Having tried various models to recoup the cost of investing in OCT, Ms Kidson stopped bulk billing (except under certain circumstances) and charges an eye screening fee inclusive of OCT. However, she said the cost of acquiring an OCT, “pales in significance when measured against the increased confidence gained when you are clinically backed by the latest technology that offers a wide variety of imaging options and amazing software for analysis.”

Additionally she noted that patients appreciate the quality of care provided. “Patients have a much better understanding of what is happening to their eyes and why referral or specific monitoring intervals are important. Adherence is now much higher… their appreciation translates into an understanding of your worth and the fees charged.”
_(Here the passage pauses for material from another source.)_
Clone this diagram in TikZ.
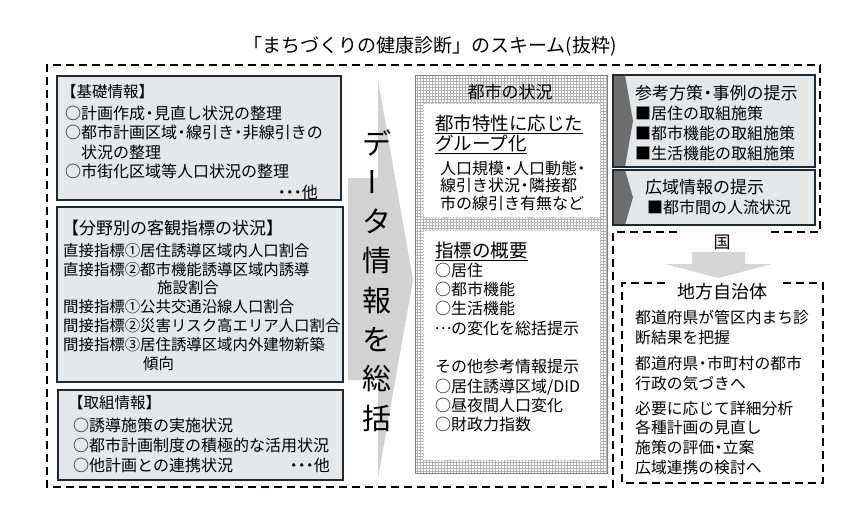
\documentclass[tikz,border=0pt]{standalone}
\usepackage{fontspec}
\setmainfont{Noto Sans CJK JP}
\usepackage{tikz}
\usetikzlibrary{patterns}
\usepackage{xcolor}
\definecolor{boxfill}{HTML}{E6E7E8}
\definecolor{boxline}{HTML}{1C2B33}
\definecolor{arrowgray}{HTML}{D2D2D2}
\definecolor{chevgray}{HTML}{6E6E6E}
\newcommand{\setfs}[2]{\fontsize{#1pt}{#2pt}\selectfont}
\newcommand{\ndot}{\makebox[0.55em]{・}}
\newcommand{\middots}{\makebox[0.5em]{・}\makebox[0.5em]{・}\makebox[0.5em]{・}}
\tikzset{
  dashline/.style={line width=1.7pt, dash pattern=on 8pt off 5pt},
  graybox/.style={draw=boxline, line width=1.8pt, fill=boxfill},
  txt/.style={inner sep=0pt, align=left, anchor=north west},
  lbl/.style={inner sep=0pt},
}

\begin{document}
\begin{tikzpicture}[x=1pt,y=-1pt]
\useasboundingbox (0,0) rectangle (863,531);
\node[lbl, font=\setfs{19}{20}] (title) at (430,46) {「まちづくりの健康診断」のスキーム(抜粋)};
% outer dashed lines
\draw[dashline] (677,232) -- (613,232) -- (613,487) -- (47,487) -- (47,65) -- (820,65) -- (820,232) -- (767,232);
\node[lbl, font=\setfs{17}{17}] (kuni) at (722,242) {国};
\draw[dashline] (665,283) -- (622,283) -- (622,483) -- (823,483) -- (823,283) -- (783,283);
\node[lbl, font=\setfs{18}{18}] (jichi) at (722,292) {地方自治体};
\fill[arrowgray!90] (692,252) -- (745,252) -- (745,264) -- (772,264) -- (718.5,278) -- (665,264) -- (692,264) -- cycle;

% left boxes
\draw[graybox] (57,76) rectangle (341,200);
\node[lbl, anchor=west, font=\setfs{15.5}{16}] (b1t) at (61,92) {【基礎情報】};
\node[txt, font=\setfs{16}{19.4}] (b1) at (65,105.6) {○計画作成\ndot 見直し状況の整理\\○都市計画区域\ndot 線引き\ndot 非線引きの\\\hspace*{1em}状況の整理\\○市街化区域等人口状況の整理};
\node[lbl, anchor=east, font=\setfs{16}{16}] (b1e) at (318,192) {\middots 他};

\draw[graybox] (57,207) rectangle (343,382);
\node[lbl, anchor=west, font=\setfs{17}{17}] (b2t) at (62,228) {【分野別の客観指標の状況】};
\node[txt, font=\setfs{15.4}{18.9}] (b2) at (63,242.9) {直接指標①居住誘導区域内人口割合\\直接指標②都市機能誘導区域内誘導\\\hspace*{94pt}施設割合\\間接指標①公共交通沿線人口割合\\間接指標②災害リスク高エリア人口割合\\間接指標③居住誘導区域内外建物新築\\\hspace*{80pt}傾向};

\draw[graybox] (58,390) rectangle (343,480);
\node[lbl, anchor=west, font=\setfs{15.5}{16}] (b3t) at (68,403) {【取組情報】};
\node[txt, font=\setfs{16}{20}] (b3) at (73,417.6) {○誘導施策の実施状況\\○都市計画制度の積極的な活用状況\\○他計画との連携状況};
\node[lbl, anchor=east, font=\setfs{16}{16}] (b3e) at (330,465) {\middots 他};

% big arrow
\fill[arrowgray] (348,178) -- (378,178) -- (378,80) -- (413,280) -- (378,478) -- (378,380) -- (348,380) -- cycle;
\foreach \c/\r [count=\i] in {デ/0,ー/90,タ/0,情/0,報/0,を/0,総/0,括/0}
  \node[lbl, rotate=\r, font=\setfs{29}{29}] (dt\i) at (377,{143+(\i-1)*39.3}) {\c};

% city status
\draw[gray, pattern=grid, pattern color=gray!60] (415,75) rectangle (607,473);
\draw[gray!40, densely dotted, fill=white] (423,103) rectangle (600,217);
\draw[gray!40, densely dotted, fill=white] (423,230) rectangle (600,460);
\node[lbl, font=\setfs{17}{17}] (ct) at (510,92) {都市の状況};
\node[txt, font=\setfs{18.5}{20}] (c1t) at (435,114.5) {\underline{都市特性に応じた}\\\underline{グループ化}};
\node[txt, font=\setfs{16}{17.6}] (c1) at (440,160.6) {人口規模\ndot 人口動態\ndot\\線引き状況\ndot 隣接都\\市の線引き有無など};
\node[txt, font=\setfs{18.5}{20}] (c2t) at (435,241.5) {\underline{指標の概要}};
\node[txt, font=\setfs{16}{19.3}] (c2) at (435,262.6) {○居住\\○都市機能\\○生活機能\\\makebox[1em]{\raisebox{0.3em}{…}}の変化を総括提示\\[19.3pt]その他参考情報提示\\○居住誘導区域/DID\\○昼夜間人口変化\\○財政力指数};

% national boxes
\fill[boxfill] (613,75) rectangle (815,167);
\fill[chevgray] (613,75) -- (625,75) -- (633,121) -- (625,167) -- (613,167) -- cycle;
\draw[boxline, line width=1.8pt] (613,75) rectangle (815,167);
\node[lbl, anchor=west, font=\setfs{17}{17}] (r1t) at (635,93) {参考方策\ndot 事例の提示};
\node[txt, font=\setfs{16}{20}] (r1) at (635,105.6) {■居住の取組施策\\■都市機能の取組施策\\■生活機能の取組施策};
\fill[boxfill] (613,170) rectangle (815,225);
\fill[chevgray] (613,170) -- (625,170) -- (633,197.5) -- (625,225) -- (613,225) -- cycle;
\draw[boxline, line width=1.8pt] (613,170) rectangle (815,225);
\node[lbl, anchor=west, font=\setfs{17}{17}] (r2t) at (645,187) {広域情報の提示};
\node[lbl, anchor=west, font=\setfs{16}{16}] (r2) at (647,207) {■都市間の人流状況};

% local government
\node[txt, font=\setfs{15.8}{20}] (l1) at (635,309.7) {都道府県が管区内まち診\\断結果を把握};
\node[txt, font=\setfs{15.8}{20}] (l2) at (635,355.7) {都道府県\ndot 市町村の都市\\行政の気づきへ};
\node[txt, font=\setfs{15.8}{19.7}] (l3) at (635,400.7) {必要に応じて詳細分析\\各種計画の見直し\\施策の評価\ndot 立案\\広域連携の検討へ};
\end{tikzpicture}
\end{document}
Associate Professor Simon Skalicky, a glaucoma specialist and former President of Glaucoma Australia, is supportive of optometrists installing OCT in practice. “For most eye disease, early detection is important because we can’t undo previous damage. OCT leads to early detection and as a result of more optometrists using this technology, we are now seeing younger patients coming into the practice for the first time with signs of glaucoma.”

While “it would be good for all optometry practices to have OCT” he said it is not essential, and there can be a risk of generating false positive screenings and even over treating.
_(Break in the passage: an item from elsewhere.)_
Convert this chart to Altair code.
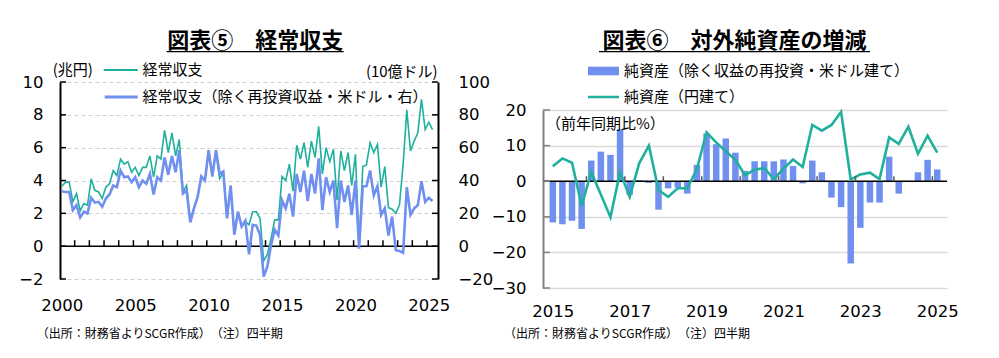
import altair as alt
import pandas as pd

JP = "Noto Sans CJK JP"
NUM = "DejaVu Sans"
TEAL = "#1fb09e"
BLUE = "#7090f0"

# ---------------- 図表⑤ 経常収支 (quarterly, 2000Q1 - 2025Q2) ----------------
q5 = list(range(102))
ca_jpy = [3.65, 3.9, 3.9, 2.7, 3.2, 2.15, 2.6, 2.5, 4.1, 3.4,
          3.3, 2.9, 3.6, 3.8, 4.6, 4.3, 5.3, 5.0, 5.15, 4.5,
          4.8, 4.3, 4.8, 4.8, 5.5, 4.2, 5.5, 5.3, 7.05, 5.7,
          6.9, 5.5, 6.5, 3.3, 3.7, 1.5, 2.35, 3.0, 4.2, 4.0,
          5.8, 4.25, 5.8, 4.1, 4.5, 1.7, 3.6, 0.75, 2.1, 1.2,
          1.5, 1.3, 2.1, 2.1, 1.7, -0.9, -0.5, 0.45, 1.6, 1.6,
          4.25, 4.0, 5.0, 3.35, 6.15, 5.3, 6.3, 4.8, 6.4, 5.4,
          7.3, 4.4, 6.0, 5.15, 5.9, 2.8, 5.8, 4.6, 5.7, 3.7,
          5.6, 0.0, 4.85, 4.95, 6.3, 5.7, 6.2, 3.6, 4.85, 2.35,
          2.25, 2.0, 2.5, 5.0, 8.3, 5.8, 6.4, 6.9, 8.95, 7.1,
          7.55, 7.1]
ca_usd_ex = [33.5, 33, 33, 22, 25, 17.5, 21, 20, 29.5, 26.5,
             27, 24, 29, 31.5, 37, 36, 46, 42, 42.5, 39,
             42, 36, 40, 38, 44, 31.5, 42, 40, 54, 43.5,
             55, 45, 58.5, 32, 34, 14.5, 23, 30, 42.5, 40,
             58.5, 42.5, 58.5, 44, 45.5, 17, 37, 7, 21, 12,
             15.5, -5, 13, 12.5, 7, -18.5, -12.5, 0.5, 10, 6.5,
             28, 23, 32, 18, 44, 33, 46, 27.5, 44, 32,
             53.5, 22, 42, 33, 40, 11, 40, 27, 37, 19,
             40, -1.5, 36.5, 36.5, 46, 31, 36.5, 19, 23, 6.5,
             18, -2.5, -3, -4, 36, 19, 23, 25, 39.5, 27,
             29.5, 27.5]
year_labels_5 = [0, 20, 40, 60, 80, 100]
year_bounds_5 = [3.5 + 4 * k for k in range(25)]
left_ticks = [-2, 0, 2, 4, 6, 8, 10]
right_ticks = [-20, 0, 20, 40, 60, 80, 100]

# ---------------- 図表⑥ 対外純資産の増減 (quarterly, 2015Q1 - 2025Q1) ----------------
q6 = list(range(41))
nfa_usd = [-11.6, -12.1, -11.1, -13.4, 5.8, 8.3, 7.4, 14.6,
           -3.8, 0.3, -0.5, -8.0, -2.0, -1.8, -3.5, 4.6,
           13.4, 10.4, 12.0, 8.0, 2.9, 5.6, 5.6, 5.6,
           6.1, 4.3, -0.6, 5.8, 2.5, -4.6, -7.3, -23.1,
           -13.1, -6.0, -6.0, 6.9, -3.5, None, 2.5, 6.0, 3.3]
nfa_jpy = [4.2, 6.4, 5.2, -6.9, 2.6, -3.75, -10.1, 2.6,
           -4.4, 5.1, 10.0, -2.5, -4.4, -2.0, -2.0, 3.5,
           13.7, 10.9, 8.4, 6.0, 1.7, 3.2, 3.7, 0.6,
           3.5, 6.1, 4.0, 15.8, 14.2, 15.8, 19.5, 0.5,
           1.9, 2.4, 0.6, 12.3, 10.5, 15.3, 7.7, 12.8, 8.0]
year_labels_6 = [0, 8, 16, 24, 32, 40]
year_bounds_6 = [3.5 + 4 * k for k in range(10)]
pct_ticks = [-30, -20, -10, 0, 10, 20]

one = pd.DataFrame({"k": [0]})


def text(txt, x, y, size=15, align="left", weight="normal"):
    return alt.Chart(one).mark_text(
        text=txt, font=JP, fontSize=size, fontWeight=weight, align=align,
        baseline="middle", color="#000"
    ).encode(x=alt.value(x), y=alt.value(y))


def hline(x1, x2, y, color, width):
    return alt.Chart(one).mark_rule(color=color, strokeWidth=width).encode(
        x=alt.value(x1), x2=alt.value(x2), y=alt.value(y))


# ======================= left panel =======================
WL, HL = 378, 197
df5 = pd.DataFrame({"q": q5, "jpy": ca_jpy, "usd": ca_usd_ex})
xs5 = alt.Scale(domain=[-0.5, 102.5], nice=False, zero=False)
ysL = alt.Scale(domain=[-2, 10], nice=False, zero=False)
ysR = alt.Scale(domain=[-20, 100], nice=False, zero=False)
zero5 = HL * 10 / 12

axX5 = alt.Axis(values=year_labels_5, labelExpr="toString(2000 + datum.value / 4)",
                domain=False, ticks=False, grid=False, labelPadding=26,
                labelBaseline="middle", labelFlush=False, title=None)
axYL = alt.Axis(values=left_ticks, orient="left", domain=True, domainColor="#000",
                domainWidth=2, ticks=False, grid=True, gridDash=[4, 3],
                gridColor="#d0d0d0", gridWidth=1.2, labelPadding=17, title=None)
axYR = alt.Axis(values=right_ticks, orient="right", domain=True, domainColor="#000",
                domainWidth=2, ticks=False, grid=False, labelPadding=20, title=None)

teal5 = alt.Chart(df5).mark_line(color=TEAL, strokeWidth=1.6).encode(
    x=alt.X("q:Q", scale=xs5, axis=axX5, title=None),
    y=alt.Y("jpy:Q", scale=ysL, axis=axYL, title=None),
)
zero_line5 = alt.Chart(pd.DataFrame({"z": [0]})).mark_rule(color="#000", strokeWidth=1.5).encode(
    y=alt.Y("z:Q", scale=ysL, axis=axYL, title=None))
xticks5 = alt.Chart(pd.DataFrame({"b": year_bounds_5})).mark_rule(color="#000", strokeWidth=1.5).encode(
    x=alt.X("b:Q", scale=xs5, axis=axX5, title=None), y=alt.value(zero5), y2=alt.value(zero5 - 6))
lticks5 = alt.Chart(pd.DataFrame({"v": left_ticks})).mark_rule(color="#000", strokeWidth=1.5).encode(
    y=alt.Y("v:Q", scale=ysL, axis=axYL, title=None), x=alt.value(0), x2=alt.value(6))

left_shared = alt.layer(
    zero_line5, teal5, xticks5, lticks5,
    text("図表⑤　経常収支", 195.2, -41, size=22, align="center", weight="bold"),
    hline(106.7, 283.7, -30.4, "#000", 1.3),
    text("(兆円)", -7.3, -12),
    hline(43.7, 77.7, -12, TEAL, 2),
    text("経常収支", 82.4, -12),
    text("(10億ドル)", 377.7, -10, align="right"),
    hline(44.7, 77.7, 15, BLUE, 3),
    text("経常収支（除く再投資収益・米ドル・右）", 82.4, 15),
    text("（出所：財務省よりSCGR作成）　（注）四半期", -23.3, 252, size=12),
)

blue5 = alt.Chart(df5).mark_line(color=BLUE, strokeWidth=2.6).encode(
    x=alt.X("q:Q", scale=xs5, axis=axX5, title=None),
    y=alt.Y("usd:Q", scale=ysR, axis=axYR, title=None),
)
rticks5 = alt.Chart(pd.DataFrame({"v": right_ticks})).mark_rule(color="#000", strokeWidth=1.5).encode(
    y=alt.Y("v:Q", scale=ysR, axis=axYR, title=None), x=alt.value(WL - 6), x2=alt.value(WL))

left_panel = alt.layer(left_shared, alt.layer(blue5, rticks5)).resolve_scale(
    y="independent").properties(width=WL, height=HL)

# ======================= right panel =======================
# plot area starts 28px lower than the left one: the panel is taller and the
# y range leaves that band empty so both titles line up.
TOP6 = 28
WR, HR = 404, 178 + TOP6
df6 = pd.DataFrame({"q": q6, "usd": nfa_usd, "jpy": nfa_jpy})
xs6 = alt.Scale(domain=[-0.5, 40.5], nice=False, zero=False)
ys6 = alt.Scale(domain=[-30, 20], nice=False, zero=False, range=[HR, TOP6])
zero6 = TOP6 + 178 * 20 / 50

axX6 = alt.Axis(values=year_labels_6, labelExpr="toString(2015 + datum.value / 4)",
                domain=False, ticks=False, grid=False, labelPadding=23.7,
                labelBaseline="middle", labelFlush=False, title=None)
axY6 = alt.Axis(values=pct_ticks, orient="left", domain=True, domainColor="#808080",
                domainWidth=2, ticks=False, grid=True, gridColor="#dadada",
                gridWidth=1.5, labelPadding=17, title=None)

bars6 = alt.Chart(df6).mark_bar(color=BLUE, size=6.5).encode(
    x=alt.X("q:Q", scale=xs6, axis=axX6, title=None),
    y=alt.Y("usd:Q", scale=ys6, axis=axY6, title=None),
)
zero_line6 = alt.Chart(pd.DataFrame({"z": [0]})).mark_rule(color="#000", strokeWidth=1.5).encode(
    y=alt.Y("z:Q", scale=ys6, axis=axY6, title=None))
line6 = alt.Chart(df6).mark_line(color=TEAL, strokeWidth=2.6).encode(
    x=alt.X("q:Q", scale=xs6, axis=axX6, title=None),
    y=alt.Y("jpy:Q", scale=ys6, axis=axY6, title=None))
xticks6 = alt.Chart(pd.DataFrame({"b": year_bounds_6})).mark_rule(color="#595959", strokeWidth=1.5).encode(
    x=alt.X("b:Q", scale=xs6, axis=axX6, title=None), y=alt.value(zero6), y2=alt.value(zero6 - 5))
yticks6 = alt.Chart(pd.DataFrame({"v": pct_ticks})).mark_rule(color="#808080", strokeWidth=1.5).encode(
    y=alt.Y("v:Q", scale=ys6, axis=axY6, title=None), x=alt.value(0), x2=alt.value(7))
swatch6 = alt.Chart(one).mark_rect(color=BLUE).encode(
    x=alt.value(45), x2=alt.value(76), y=alt.value(-15.3), y2=alt.value(-6.7))

right_panel = alt.layer(
    bars6, zero_line6, line6, xticks6, yticks6,
    text("図表⑥　対外純資産の増減", 191.5, -41, size=22, align="center", weight="bold"),
    hline(56, 327, -30.3, "#000", 1.3),
    swatch6,
    text("純資産（除く収益の再投資・米ドル建て）", 81, -11.3),
    hline(45, 76, 15, TEAL, 2.5),
    text("純資産（円建て）", 81, 15.3),
    text("（前年同期比%）", 3, 42),
    text("（出所：財務省よりSCGR作成）　（注）四半期", -39, 252, size=12),
).properties(width=WR, height=HR)

chart = alt.hconcat(left_panel, right_panel, spacing=-2).properties(
    padding={"left": 10, "top": 22, "right": 5, "bottom": 5},
    background="white",
).configure_view(stroke=None).configure_axis(
    labelFont=NUM, labelFontSize=16.5, labelColor="#000"
)

chart.save("out.html", embed_options={"renderer": "svg", "actions": False})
“There are other ways to detect glaucoma today, like monitoring eye pressure and visual fields, and in the future we will have access to genetic profile screening which will help determine those patients at risk who should be screened more often than others,” he said.
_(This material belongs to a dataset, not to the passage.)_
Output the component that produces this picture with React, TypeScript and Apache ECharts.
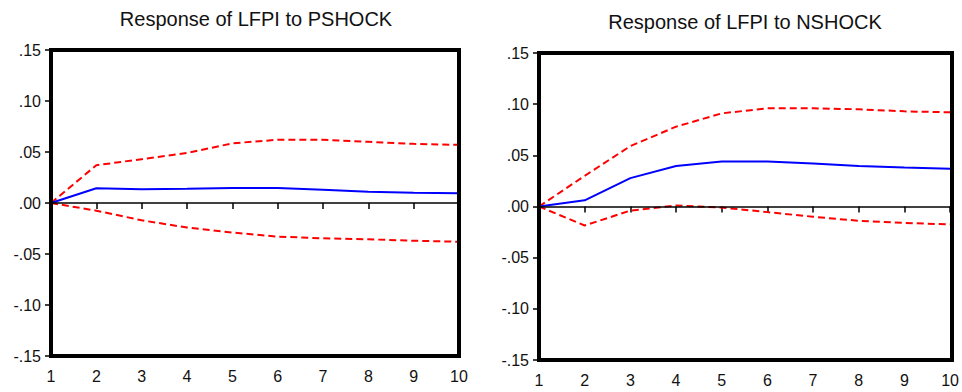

Specsavers examines approximately 3.8 million patients in Australia each year, and collects data on each sight test, enabling the organisation to gain a clear picture of eye health across the nation – and to measure shifts in outcomes with the introduction of new processes and technologies such as OCT.

Mr Larsen said the increased detection of glaucoma by Specsavers optometrists is corroborated by PBS data that shows a dramatic rise in scripts for glaucoma management medications.

“PBS data tells us that since 2016 there has been an incremental increase of 40,000–50,000 glaucoma patients who have been identified, referred on to ophthalmology and are being treated for glaucoma,” he said. The scale of the impact is significant, most likely making Australia the first region globally that is impacting the 50% undiagnosed statistic.

“Many practices don’t understand the benefit of collecting data on every eye examination; they believe Specsavers does it for commercial purposes. However, it’s important because as we’re seeing, big data analysis is providing evidence to support investment in new processes and technologies to improve eye health outcomes.

“We have now validated Specsavers’ approach to introduce OCT and implement a clear standardised examination process – optometrists across the group are now detecting a far higher number of glaucoma and AMD suspects than ever before, and equally importantly, the false positive referrals are much lower than some sectors initially anticipated. That’s because in every circumstance, optometrists get a 3D map of the patient’s macula, so they’re in a far better position to detect early stages of disease, whether that’s the presence of fluid or drusen in macular degeneration or retinal ganglion cell loss in glaucoma,” Mr Larsen said. “We are also fortunate to work in an environment where ophthalmology works closely with optometry, resulting in regular individual feedback on clinical decisions.

“I challenge any optometrist to offer OCT to every patient for a month, and at the end of that month, to analyse the findings and consider whether or not to stop offering the same service. They won’t.”